The Staffing Roulette
When you don't know who's coming or when, you staff for the worst-case scenario. That means paying nail techs to sit around during slow hours, scrolling their phones while you watch your margins evaporate.
Or worse—you understaff and watch potential clients walk right back out because every chair is full.
There's no winning this game.
The No-Show That Isn't
Here's an irony: walk-in salons think they've eliminated no-shows. After all, if someone walks in, they're already there, right?
But consider this: that client who "was going to come in today" but got busy? She was never on your books, so you never counted her as a no-show. But she was going to spend $80 with you. That revenue simply vanished into thin air, and you'll never know it existed.
At least with appointments, you can see the gap and try to fill it.
The Chaos Tax
Walk-in culture creates a specific kind of stress. Your team never knows what's coming. A quiet Tuesday suddenly becomes a madhouse at 2pm. A busy Saturday has a dead stretch from 11-1.
This unpredictability affects your team's mental health, their ability to plan their lives, and ultimately—their loyalty to your salon. The best nail techs want stability. They want to know they'll have clients. Walk-in chaos pushes them toward salons that can offer that certainty.
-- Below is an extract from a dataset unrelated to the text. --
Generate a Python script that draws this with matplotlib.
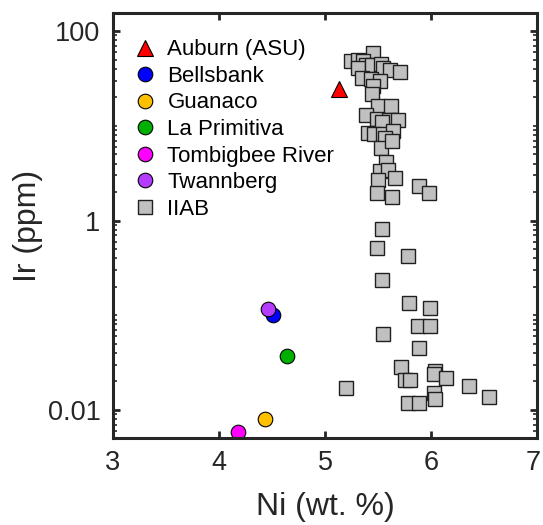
import matplotlib
matplotlib.use("Agg")
import matplotlib.pyplot as plt
import matplotlib.transforms as mtransforms
from matplotlib.ticker import LogLocator, NullFormatter

plt.rcParams['font.family'] = ['Liberation Sans', 'DejaVu Sans']

# meteorite points (Ni wt.%, Ir ppm)
auburn_ni = [5.13]
auburn_ir = [24.5]
bells_ni = [4.51]
bells_ir = [0.100]
guan_ni = [4.43]
guan_ir = [0.0080]
lapri_ni = [4.64]
lapri_ir = [0.037]
tomb_ni = [4.18]
tomb_ir = [0.0059]
twann_ni = [4.46]
twann_ir = [0.115]

# IIAB group
iiab_ni = [5.45, 5.25, 5.31, 5.36, 5.39, 5.31, 5.44, 5.53, 5.55, 5.61,
           5.71, 5.35, 5.43, 5.52, 5.45, 5.44, 5.50, 5.62, 5.39, 5.49,
           5.60, 5.69, 5.54, 5.41, 5.46, 5.55, 5.64, 5.57, 5.53, 5.63,
           5.58, 5.52, 5.59, 5.50, 5.66, 5.49, 5.63, 5.89, 5.98, 5.54,
           5.49, 5.78, 5.54, 5.79, 5.99, 5.55, 5.88, 5.99, 5.89, 5.72,
           5.75, 5.80, 6.04, 6.03, 6.14, 6.36, 6.55, 6.03, 6.04, 5.78,
           5.89, 5.20]
iiab_ir = [59, 48, 49, 48, 44, 41, 44, 45, 41, 38.6,
           37, 32, 31.5, 29.8, 26.4, 21.6, 16.2, 16.2, 13.1, 11.7,
           11.5, 11.5, 11.0, 8.5, 8.2, 8.2, 8.9, 7.5, 5.9, 6.95,
           4.2, 3.36, 3.44, 2.70, 2.79, 1.96, 1.79, 2.33, 1.96, 0.817,
           0.51, 0.42, 0.233, 0.133, 0.12, 0.064, 0.077, 0.077, 0.045, 0.0286,
           0.0207, 0.0207, 0.0258, 0.024, 0.0219, 0.0179, 0.0138, 0.015, 0.0129, 0.0117,
           0.0117, 0.017]

fig = plt.figure(figsize=(5.43, 5.25), dpi=100)
ax = fig.add_axes([0.208, 0.166, 0.781, 0.809])

ax.plot(auburn_ni, auburn_ir, '^', color='#ff0000', mec='k', mew=0.8, ms=11, label='Auburn (ASU)', ls='none')
ax.plot(bells_ni, bells_ir, 'o', color='#0000ff', mec='k', mew=0.8, ms=10.5, label='Bellsbank', ls='none')
ax.plot(guan_ni, guan_ir, 'o', color='#ffc000', mec='k', mew=0.8, ms=10.5, label='Guanaco', ls='none')
ax.plot(lapri_ni, lapri_ir, 'o', color='#00b000', mec='k', mew=0.8, ms=10.5, label='La Primitiva', ls='none')
ax.plot(tomb_ni, tomb_ir, 'o', color='#ff00ff', mec='k', mew=0.8, ms=10.5, label='Tombigbee River', ls='none')
ax.plot(twann_ni, twann_ir, 'o', color='#b43cff', mec='k', mew=0.8, ms=10.5, label='Twannberg', ls='none')
ax.plot(iiab_ni, iiab_ir, 's', color='#c0c0c0', mec='#202020', mew=1.0, ms=9.5, label='IIAB', ls='none')

ax.set_yscale('log')
ax.set_xlim(3, 7)
ax.set_ylim(0.00507, 155)
ax.set_xticks([3, 4, 5, 6, 7])
ax.set_yticks([0.01, 1, 100])
ax.set_yticklabels(['0.01', '1', '100'])
ax.yaxis.set_minor_locator(LogLocator(base=10, subs=range(1, 10), numticks=20))
ax.yaxis.set_minor_formatter(NullFormatter())

ax.tick_params(which='both', direction='in', top=True, right=True,
               labelsize=19.5, color='#262626', labelcolor='#262626', pad=9)
ax.tick_params(which='major', length=5, width=2)
ax.tick_params(which='minor', length=3, width=1.2)
for s in ax.spines.values():
    s.set_linewidth(2.2)
    s.set_color('#262626')

# keep the last x label inside the figure
last = ax.get_xticklabels()[-1]
last.set_transform(last.get_transform() +
                   mtransforms.ScaledTranslation(-4 / 100, 0, fig.dpi_scale_trans))

ax.set_xlabel('Ni (wt. %)', fontsize=23, color='#262626', labelpad=11)
ax.set_ylabel('Ir (ppm)', fontsize=23, color='#262626', labelpad=3)

ax.legend(loc='upper left', frameon=False, fontsize=16, handletextpad=0.25,
          labelspacing=0.25, borderaxespad=0.3, bbox_to_anchor=(0.0, 0.975),
          handlelength=1.5)

fig.savefig('out.png', dpi=100)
The Premium You're Leaving Behind
Clients who book ahead are telling you something: they value your service enough to plan for it. These are your premium clients. They're more likely to:
- Show up on time
- Add extra services
- Become regulars
- Refer friends
Walk-in culture attracts convenience seekers. Appointment culture attracts committed clients. Which business would you rather build?
The Middle Path
This isn't about eliminating walk-ins entirely. Some salons thrive on a hybrid model—maybe 70% appointments, 30% walk-in availability.
The key is making booking easy. If scheduling an appointment feels like a hassle, clients will default to walk-ins. But when you offer simple online booking—where clients can see available times and book in 30 seconds—suddenly appointments become the path of least resistance.
Guest booking options mean even first-time clients can secure their spot without creating an account. The friction disappears.
What Changes When You Switch
Salons that shift from walk-in dominant to appointment-focused consistently report:
- Better staff utilization (less paid downtime)
- Higher average ticket prices (planned visits = planned spending)
- Improved team morale (predictable schedules)
- Lower marketing costs (rebooking is easier than finding new clients)
- More accurate inventory management
The Bottom Line
Walk-in culture isn't wrong. But it's not free. Every salon owner should sit down and calculate what those "spontaneous" visits are actually costing in staff hours, lost revenue, and operational chaos.
You might find that the flexibility you're offering clients is flexibility you're paying for.